Longtime comedy sketch show Saturday Night Live has introduced three new cast members for its 45th season - and it includes she show's first full-time cast member from an Asian background, Bowen Yang.
Yang, an LA-based comedian whose parents are from China, is known by members of the LGBTIQ+ community for his work as the co-host of gay comedy podcast Las Culturistas, as well as for a series of hilarious to dramatic monologues.
Yang, who has worked with Drag Race stars including Alaska and Jinkx Monsoon, was flooded with messages of congratulations from celebrities on social media.
"Wow. Congrats to on joining the cast of SNL," Roxane Gay tweeted. "That’s really exciting."
Olympic figure skater Adam Rippon added: “OMG YES YES YES!"
It wasn't all celebration, though.
Comedian Shane Gillis, who was also announced as a new cast member, is facing renewed scrutiny over racial slurs he made on a YouTube video in 2018.
Posted to a YouTube channel called 'Matt and Shane’s Secret Podcast', the clip shows Gillis and fellow comedian Matt McCusker making fun of Chinatown and using racist language.

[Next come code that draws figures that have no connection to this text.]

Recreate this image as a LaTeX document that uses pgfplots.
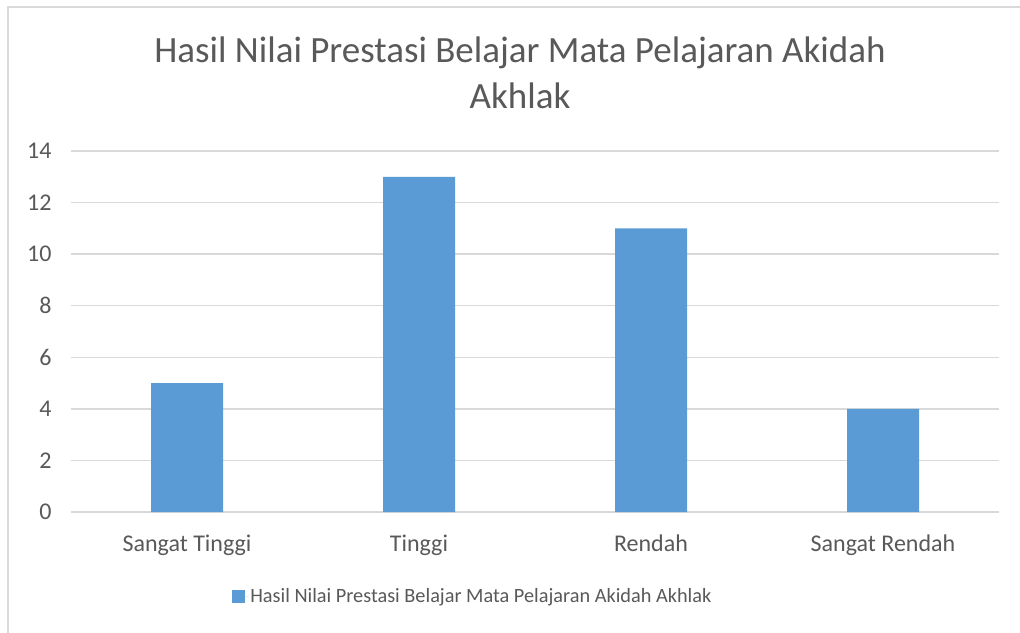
\documentclass[border=0pt]{standalone}
\usepackage{pgfplots}
\pgfplotsset{compat=1.18}
\usepackage{fontspec}
\setmainfont{Carlito}
\definecolor{barblue}{HTML}{5B9BD5}
\definecolor{gridgray}{HTML}{D9D9D9}
\definecolor{txt}{HTML}{595959}
\begin{document}
\begin{tikzpicture}
\useasboundingbox (0pt,0pt) rectangle (1020pt,632pt);
\fill[white] (0pt,0pt) rectangle (1020pt,632pt);
\draw[gridgray, line width=2pt] (8pt,-5pt) -- (8pt,625pt) -- (1030pt,625pt);
\node[anchor=base, text=txt, font=\fontsize{37}{44}\selectfont] at (520pt,569pt) {Hasil Nilai Prestasi Belajar Mata Pelajaran Akidah};
\node[anchor=base, text=txt, font=\fontsize{37}{44}\selectfont] at (520pt,523pt) {Akhlak};
\begin{axis}[
  at={(71pt,120pt)}, anchor=south west,
  scale only axis, width=928pt, height=361pt,
  xmin=-0.5, xmax=3.5, ymin=0, ymax=14,
  xtick={0,1,2,3},
  xticklabels={Sangat Tinggi,Tinggi,Rendah,Sangat Rendah},
  ytick={0,2,...,14},
  axis line style={draw=none},
  tick style={draw=none},
  ymajorgrids, grid style={gridgray, line width=1.5pt},
  /pgf/number format/assume math mode=true,
  yticklabel style={font=\fontsize{24}{28}\selectfont, text=txt, xshift=-16pt},
  xticklabel style={font=\fontsize{24}{28}\selectfont, text=txt, yshift=-19pt},
  legend style={at={(0.433,-0.233)}, anchor=center, draw=none, fill=none,
    font=\fontsize{20.3}{24}\selectfont, text=txt},
  legend image code/.code={\fill[barblue] (0pt,-6.5pt) rectangle (13pt,6.5pt); \path (0pt,0pt) -- (16pt,0pt);},
  legend cell align=left,
]
\addplot[ybar, bar width=72pt, fill=barblue, draw=none] coordinates {(0,5) (1,13) (2,11) (3,4)};
\addlegendentry{Hasil Nilai Prestasi Belajar Mata Pelajaran Akidah Akhlak}
\end{axis}
\end{tikzpicture}
\end{document}
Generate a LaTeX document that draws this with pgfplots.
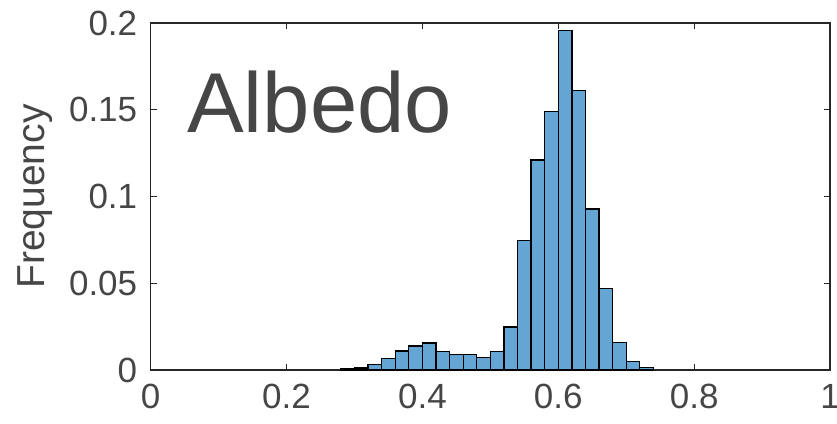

“Chinatown’s f—ing nuts,” Gillis says in the video, which has since been deleted.
“Let the f—ing ch-nks live there.”
CNN opinion writer Jeff Yang took to twitter to express his frustration over the casting.
"Yeah if you want to know what being a person of color [sic] is like, it’s literally that for every Bowen Yang-shaped step you take forward, you also take one racist-ass Shane Gillis-shaped step back," he wrote.
The third new SNL cast member announced this morning is comedian and Chloe Fineman, who has built a strong following through her uncanny impersonations of cultural figures including Elizabeth Holmes and Making a Murderer defence lawyer Kathleen Zellner.